YOUR OBJECTIVE:
Nothing outside the range from the line with "Rebuild this chart" to the line with "import matplotlib.pyplot as plt" belongs in the copy, and no pictures do either; repeat that range exactly.

─── ROWS ───

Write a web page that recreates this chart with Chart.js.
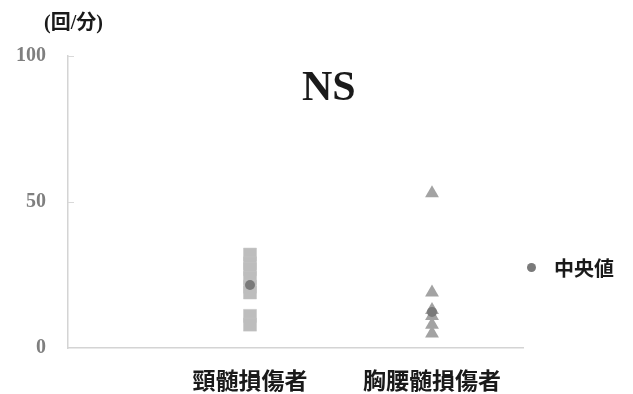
<!DOCTYPE html>
<html>
<head>
<meta charset="utf-8">
<script src="https://cdn.jsdelivr.net/npm/chart.js@4.4.0/dist/chart.umd.min.js"></script>
<style>
  html, body { margin: 0; padding: 0; background: #fff; }
  #wrap { position: relative; width: 633px; height: 394px; }
  .lbl { position: absolute; font-weight: bold; white-space: nowrap; }
  #unit { left: 44px; top: 6px; font: bold 20px "Liberation Serif", "Noto Sans CJK JP", serif; color: #1a1a1a; }
  #ns { left: 302px; top: 62px; font: bold 42px "Liberation Serif", serif; color: #1a1a1a; }
  #legend { left: 527px; top: 253px; font: bold 20px "Noto Sans CJK JP", sans-serif; color: #1a1a1a; }
  #legend i { display: inline-block; width: 9px; height: 9px; border-radius: 50%; background: #7a7a7a; margin-right: 18px; vertical-align: 4px; }
</style>
</head>
<body>
<div id="wrap">
  <canvas id="c" width="633" height="394"></canvas>
  <div class="lbl" id="unit">(回/分)</div>
  <div class="lbl" id="ns">NS</div>
  <div class="lbl" id="legend"><i></i>中央値</div>
</div>
<script>
  // group labels, positioned at x = 1 and x = 2
  const CATEGORIES = ['頸髄損傷者', '胸腰髄損傷者'];
  const Y_TICKS = [0, 50, 100];

  // 頸髄損傷者 (squares) and 胸腰髄損傷者 (triangles), 回/分
  const CERVICAL = [32, 29, 27, 24, 21, 19, 11, 8];
  const THORACOLUMBAR = [53, 19, 13, 11, 8, 5];
  const MEDIANS = [21.6, 12.3];

  function toPoints(x, values) {
    return values.map(v => ({ x: x, y: v }));
  }

  // short tick marks drawn inside the plot, right of the y axis
  const innerTicks = {
    id: 'innerTicks',
    afterDraw(chart) {
      const y = chart.scales.y;
      const ctx = chart.ctx;
      ctx.save();
      ctx.strokeStyle = '#d9d9d9';
      ctx.lineWidth = 1;
      Y_TICKS.slice(1).forEach(v => {
        const py = Math.round(y.getPixelForValue(v)) + 0.5;
        ctx.beginPath();
        ctx.moveTo(y.right, py);
        ctx.lineTo(y.right + 6, py);
        ctx.stroke();
      });
      ctx.restore();
    }
  };

  new Chart(document.getElementById('c'), {
    type: 'scatter',
    data: {
      datasets: [
        {
          label: '中央値',
          data: MEDIANS.map((v, i) => ({ x: i + 1, y: v })),
          pointStyle: 'circle',
          pointRadius: 5,
          backgroundColor: '#7a7a7a',
          borderWidth: 0
        },
        {
          label: CATEGORIES[1],
          data: toPoints(2, THORACOLUMBAR),
          pointStyle: 'triangle',
          pointRadius: 8,
          backgroundColor: '#a3a3a3',
          borderWidth: 0
        },
        {
          label: CATEGORIES[0],
          data: toPoints(1, CERVICAL),
          pointStyle: 'rect',
          pointRadius: 9.2,
          backgroundColor: '#bdbdbd',
          borderColor: '#c4c4c4',
          borderWidth: 0.5
        }
      ]
    },
    options: {
      responsive: false,
      animation: false,
      layout: { padding: { top: 56, right: 110, left: 0, bottom: 0 } },
      plugins: { legend: { display: false }, tooltip: { enabled: false } },
      scales: {
        x: {
          type: 'linear',
          min: 0,
          max: 2.5,
          afterBuildTicks: scale => { scale.ticks = [{ value: 1 }, { value: 2 }]; },
          afterFit: scale => { scale.height = 46; },
          grid: { display: false, drawTicks: false },
          border: { color: '#d4d4d4', width: 1.5 },
          ticks: {
            padding: 18,
            autoSkip: false,
            maxRotation: 0,
            color: '#1a1a1a',
            font: { family: '"Noto Sans CJK JP", sans-serif', size: 23, weight: 'bold' },
            callback: v => CATEGORIES[v - 1] || ''
          }
        },
        y: {
          min: 0,
          max: 100,
          afterBuildTicks: scale => { scale.ticks = Y_TICKS.map(v => ({ value: v })); },
          afterFit: scale => { scale.width = 68; },
          grid: { display: false, drawTicks: false },
          border: { color: '#d4d4d4', width: 1.5 },
          ticks: {
            padding: 22,
            color: '#7f7f7f',
            font: { family: '"Liberation Serif", serif', size: 20, weight: 'bold' }
          }
        }
      }
    },
    plugins: [innerTicks]
  });
</script>
</body>
</html>
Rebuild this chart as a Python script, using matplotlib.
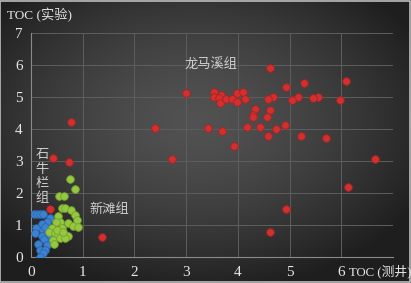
import numpy as np
import matplotlib
matplotlib.use("Agg")
import matplotlib.pyplot as plt

# ─── Datos ─────────────────────────────────────────────────────────
# 龙马溪组 (rojo)
rojo_x = [0.78, 0.42, 0.74, 0.36, 1.38, 2.39, 2.73, 3.00, 3.42, 3.69, 3.93,
          4.62, 4.94, 6.13, 6.66, 4.63, 6.10, 5.28, 4.93, 5.97, 5.55, 5.46,
          5.16, 5.05, 4.69, 4.58, 4.62, 4.34, 4.29, 4.30, 4.56, 4.17, 4.43,
          4.74, 4.91, 4.59, 5.22, 5.70, 3.54, 3.67, 3.53, 3.64, 3.65, 3.77,
          3.89, 3.98, 4.10, 3.98, 4.14]
rojo_y = [4.24, 3.10, 2.98, 1.52, 0.64, 4.05, 3.07, 5.14, 4.05, 3.93, 3.46,
          0.79, 1.51, 2.21, 3.07, 5.90, 5.52, 5.43, 5.32, 4.92, 4.99, 4.97,
          4.99, 4.91, 4.99, 4.95, 4.59, 4.64, 4.43, 4.38, 4.38, 4.07, 4.07,
          4.00, 4.13, 3.79, 3.79, 3.71, 5.17, 5.08, 4.99, 4.96, 4.81, 4.94,
          4.94, 5.14, 5.17, 4.86, 4.94]

# 新滩组 (verde)
verde_x = [0.76, 0.86, 0.55, 0.63, 0.60, 0.66, 0.78, 0.85, 0.89, 0.53, 0.56,
           0.49, 0.72, 0.81, 0.91, 0.40, 0.60, 0.34, 0.47, 0.53, 0.66, 0.72,
           0.43, 0.56, 0.66, 0.45, 0.50, 0.62]
verde_y = [2.44, 2.14, 1.92, 1.92, 1.55, 1.55, 1.48, 1.32, 1.17, 1.29, 1.11,
           1.11, 1.06, 0.98, 0.96, 0.91, 0.91, 0.80, 0.75, 0.70, 0.70, 0.65,
           0.54, 0.59, 0.59, 0.41, 0.85, 0.80]

# 石牛栏组 (azul)
azul_x = [0.05, 0.11, 0.17, 0.24, 0.36, 0.30, 0.21, 0.10, 0.24, 0.08, 0.30,
          0.21, 0.34, 0.25, 0.14, 0.30, 0.17, 0.27, 0.23, 0.17, 0.36, 0.27]
azul_y = [1.34, 1.34, 1.34, 1.34, 1.22, 1.11, 1.04, 0.91, 0.85, 0.75, 0.75,
          0.65, 0.54, 0.56, 0.42, 0.39, 0.23, 0.23, 0.13, 0.02, 0.70, 0.96]

xticks = [0, 1, 2, 3, 4, 5, 6]
yticks = [0, 1, 2, 3, 4, 5, 6, 7]

FUENTE = ["Liberation Serif", "Noto Sans CJK SC", "DejaVu Sans"]
plt.rcParams["font.family"] = FUENTE
TXT = "#e6e6e6"
ETQ = "#cfcfcf"

fig = plt.figure(figsize=(4.11, 2.83), dpi=100)

# Fondo con degradado radial
fondo = fig.add_axes([0, 0, 1, 1], zorder=0)
gx, gy = np.meshgrid(np.linspace(-1, 1, 411), np.linspace(-1, 1, 283))
r = np.sqrt(((gx + 0.05) / 1.1) ** 2 + ((gy + 0.15) / 1.1) ** 2)
g = np.clip(0.32 - 0.17 * r ** 1.5, 0.12, 1)
img = np.dstack([g, g, g])
fondo.imshow(img, aspect="auto", extent=[0, 1, 0, 1], origin="upper")
fondo.set_axis_off()
# borde claro alrededor
fondo.add_patch(plt.Rectangle((0.001, 0.002), 0.997, 0.995, fill=False,
                              edgecolor="#bdbdbd", linewidth=1.2,
                              transform=fondo.transAxes))

ax = fig.add_axes([0.0754, 0.0908, 0.8806, 0.7922], zorder=1)
ax.set_facecolor("none")

kw = dict(s=30, linewidths=0.6, zorder=3)
ax.scatter(azul_x, azul_y, color="#3b82d2", edgecolor="#2d66a8", **kw)
ax.scatter(verde_x, verde_y, color="#94c83f", edgecolor="#76a230", **kw)
ax.scatter(rojo_x, rojo_y, color="#d2302f", edgecolor="#a52424", **kw)

ax.set_xlim(0, 7)
ax.set_ylim(0, 7)
ax.set_xticks(range(0, 8))
ax.set_xticklabels([str(t) for t in xticks] + [""])
ax.set_yticks(yticks)
ax.grid(True, color="#5e5e5e", linewidth=0.7, zorder=0)
ax.set_axisbelow(True)
ax.tick_params(length=0, colors=TXT, labelsize=11, pad=6)
for lado in ["top", "right"]:
    ax.spines[lado].set_visible(False)
for lado in ["left", "bottom"]:
    ax.spines[lado].set_color("#8a8a8a")
    ax.spines[lado].set_linewidth(0.8)

# Etiquetas de ejes
fig.text(0.017, 0.945, "TOC (实验)", color=TXT, fontsize=9.5, va="center",
         ha="left")
fig.text(0.850, 0.042, "TOC (测井)", color=TXT, fontsize=9.2, va="center",
         ha="left")

# Etiquetas de grupos
ax.text(3.48, 6.0, "龙马溪组", color=ETQ, fontsize=9.5, ha="center",
        va="center")
ax.text(1.51, 1.5, "新滩组", color=ETQ, fontsize=9.5, ha="center",
        va="center")
ax.text(0.21, 2.5, "石\n牛\n栏\n组", color=ETQ, fontsize=9.5, ha="center",
        va="center", linespacing=1.25)

fig.savefig("out.png", dpi=100)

───

EXERCISE ANSWER:
Rebuild this chart as a Python script, using matplotlib.
import numpy as np
import matplotlib
matplotlib.use("Agg")
import matplotlib.pyplot as plt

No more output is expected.